As shown in the above dataframe, the variance for all lots in total is 62.29356, and thus does meet the design specification of not exceed a variance of 100 pounds per square inch.
However, as shown in this individual lot summary, lot 3 by itself has a variance of 170.2861224, which does not meet the specification. Lots 1 and 2 do meet the specification though (variances of 0.9795918 and 7.4693878 respectively).
Our goal with these t-tests is to determine if all manufacturing lots and each lot individually are statistically different from the population mean of 1,500 pounds per square inch.
The P-value is 0.06028, outside out significance level of 0.05, so we fail to reject the null hypothesis (there could or could not be a statistical difference)
-
Lot 1 (in red) has a p-value of 1, outside out significance level of 0.05, so we fail to reject the null hypothesis (there could or could not be a statistical difference)
-
Lot 2 (in yellow) has a p-value of 0.6072, outside out significance level of 0.05, so we fail to reject the null hypothesis (there could or could not be a statistical difference)
-
Lot 3 (in blue) has a p-value of 0.04168, within our significance level of 0.05, so we reject the null hypothesis (there is a statistical difference between this sample and the population mean of 1500 PSI)

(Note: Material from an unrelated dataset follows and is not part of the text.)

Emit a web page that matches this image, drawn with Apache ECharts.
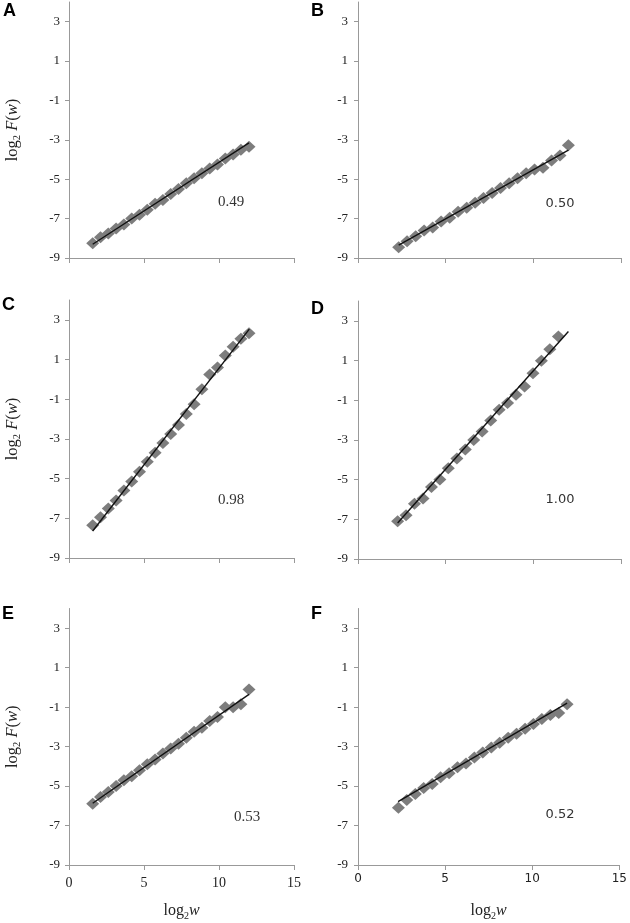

A statistical study I would use to compare MechaCar vehicles against other manufactureers would be based on their safety rating, based on the numerical value between 0 and 5 given by the NHTSA. To do this, the data I would need would be the average safety rating for each manufacturer's line of cars, and what's considered a good safety rating of all cars from the NHTSA (4 or 5). I would then compare each manufacturer's mean safety rating with the NHTSA's good number using a 1-sample t-test, in order to see if there was a statistical difference between each manufacturer's average safety rating, and the "population" (NHTSA's good rating). In this study, my null hypothesis would be that there is no statistical difference between the manufacturer's score and the NHTSA's, and my alternative hypothesis would be that there is a statistical difference between the two. If MechaCar's data failed to reject the null hypothesis, it could indicate that the safety of its cars is statistically similar to the NHTSA's good rating.